While he was technically retired, "Tommy was here quite a bit. It's a loss you can't quite express in words."
Hawkins' annual vacation was in Aruba.
"That's why it's so unexpected," Tankersley said. "We're here tending the business, so the family can have their time."
Still, "Tommy was a father figure to a lot of the people here," Tankersley said.
Lewisburg Printing personnel director Cathy Talley was Hawkins' personal secretary.
"I think we're in a state of shock," Talley said. "He's such a great guy.
"I've worked for the company for 35 years in April and for 30 of those I was his personal secretary and the main part of any of our conversations revolved around our children. He was so very proud of his kids and grandkids.
"I don't know as if I've ever known anyone who loved life as much as he did."
County Mayor Joe Boyd Liggett said, "Tommy was a very congenial type person. I never saw him when he didn't have a smile on his face. He had a very positive attitude."
Hawkins' friend, Delk, said he was "a very fair man who saw good in everybody. His heart was a big as he was. He was a very giving person. He was fun to be around because he was always up-beat."
Delk's son, David, said Hawkins "helped me out professionally and on a friendship level. My family and I consider him a great man and a great friend. He will be missed by everyone."
Since the printed version of this tribute to Hawkins was sent to the press, more comments have been received and are as follows.
"Few people are ever so blessed as to have someone outside of their family be a source of positive influence in their lives. I was so blessed," Greg Lowe said.
Lowe was the editor of the Lewisburg and Marshall County newspapers when they were purchased by Rust Communications. he is now the city's economic development director.
"Tommy Hawkins cared for me as one of his own, as the father of two of my oldest and dearest friends, Hale and Re," Lowe said. "He scolded me, he encouraged me, he enlightened me, he mentored me and he provided for me in ways that to this day I will never know.
"During a time in my life when I didn't deserve but so desperately needed an opportunity to better myself, Tommy Hawkins gave me that opportunity by hiring me at the Marshall Gazette and Lewisburg Tribune. My gratitude for this, pitiful as it was, was to do my very best so as not to disappoint him and not to disgrace this act of kindness.
"I will never be given the opportunity now to thank him enough -- even though there was no way to ever thank him enough.
"There are many lives like mine, some who have passed before him and many who still remain, that owe some measure of gratitude to him for all he has done.
"Lewisburg has lost a lion -- one whose stance and mere presence carried louder than its roar," Lowe said.
Rhonda Poole is another former editor of the newspapers.

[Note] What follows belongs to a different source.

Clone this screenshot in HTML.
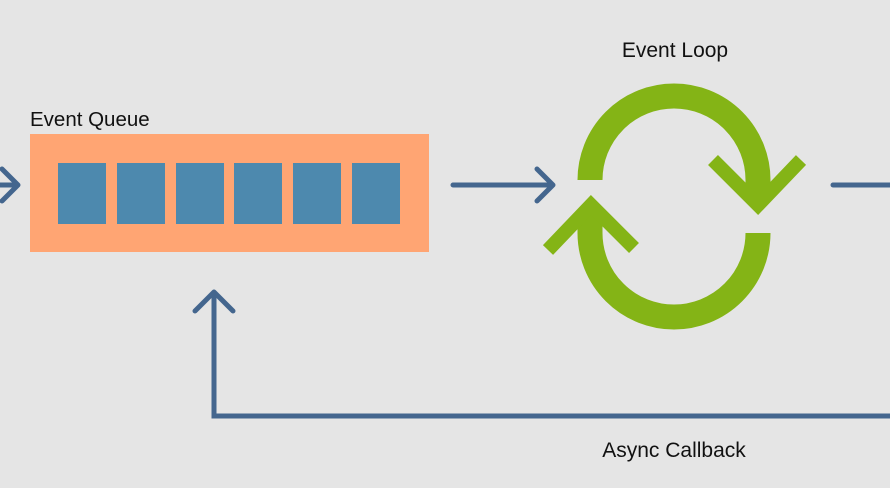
<!DOCTYPE html>
<html><head><meta charset="utf-8"><style>
html,body{margin:0;padding:0;background:#e5e5e5;}
svg{display:block;}
text{font-family:"Liberation Sans",sans-serif;fill:#111;}
</style></head><body>
<svg width="890" height="488" viewBox="0 0 890 488" xmlns="http://www.w3.org/2000/svg">
<rect width="890" height="488" fill="#e5e5e5"/>
<text x="30" y="126" font-size="20.5">Event Queue</text>
<text x="675" y="57" font-size="21" text-anchor="middle">Event Loop</text>
<text x="674" y="457" font-size="21" text-anchor="middle">Async Callback</text>
<rect x="30" y="134" width="399" height="118" fill="#ffa573"/>
<g fill="#4d89ae">
<rect x="58" y="163" width="48" height="61"/>
<rect x="117" y="163" width="48" height="61"/>
<rect x="176" y="163" width="48" height="61"/>
<rect x="234" y="163" width="48" height="61"/>
<rect x="293" y="163" width="48" height="61"/>
<rect x="352" y="163" width="48" height="61"/>
</g>
<g stroke="#44668e" stroke-width="5" fill="none" stroke-linecap="round" stroke-linejoin="round">
<path d="M-5 185 H18 M2 169 L18 185 L2 201"/>
<path d="M453 185 H553 M537 169 L553 185 L537 201"/>
<path d="M833 185 H895"/>
<path d="M214 292 V416 H895" stroke-linecap="butt" stroke-linejoin="miter"/>
<path d="M195 311 L214 292 L233 311"/>
</g>
<g stroke="#84b416" stroke-width="25" fill="none">
<path d="M590 180 A84 84 0 0 1 758 180 V200"/>
<path d="M758 233 A84 84 0 0 1 590 233 V213"/>
</g>
<g stroke="#84b416" stroke-width="14" fill="none" stroke-linecap="butt">
<path d="M713 160 L758 205 L801 160"/>
<path d="M548 250 L591 205 L634 248"/>
</g>
</svg>
</body></html>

"I'll always remember that, even though Tommy was a serious businessman, he was a generous soul and had a smile that could brighten a cloudy day," Poole said.
"I'll always love him for giving me the chance to experience one of my dreams as a writer, and he'll always have a special place in my heart for allowing me to be the editor of The Lewisburg Tribune/Marshall Gazette.
"Tommy told me once that when I win the Pulitzer to remember him. Pulitzer or not, I will never forget Tommy Hawkins. He will certainly be missed," Poole said.
Marshall County Circuit Court Clerk Elinor Brandon Foster grew up with Hawkins.
"He's like a brother to me; just a wonderful person," she said.
Foster, Hawkins and her brother, Judge Roger Brandon, grew up together at First Presbyterian Church, were classmates at all the county schools, "and we went to Murfreesboro as freshmen," she said.
Hawkins continued to take an interest in local news and news reporting well after the paper was run by others.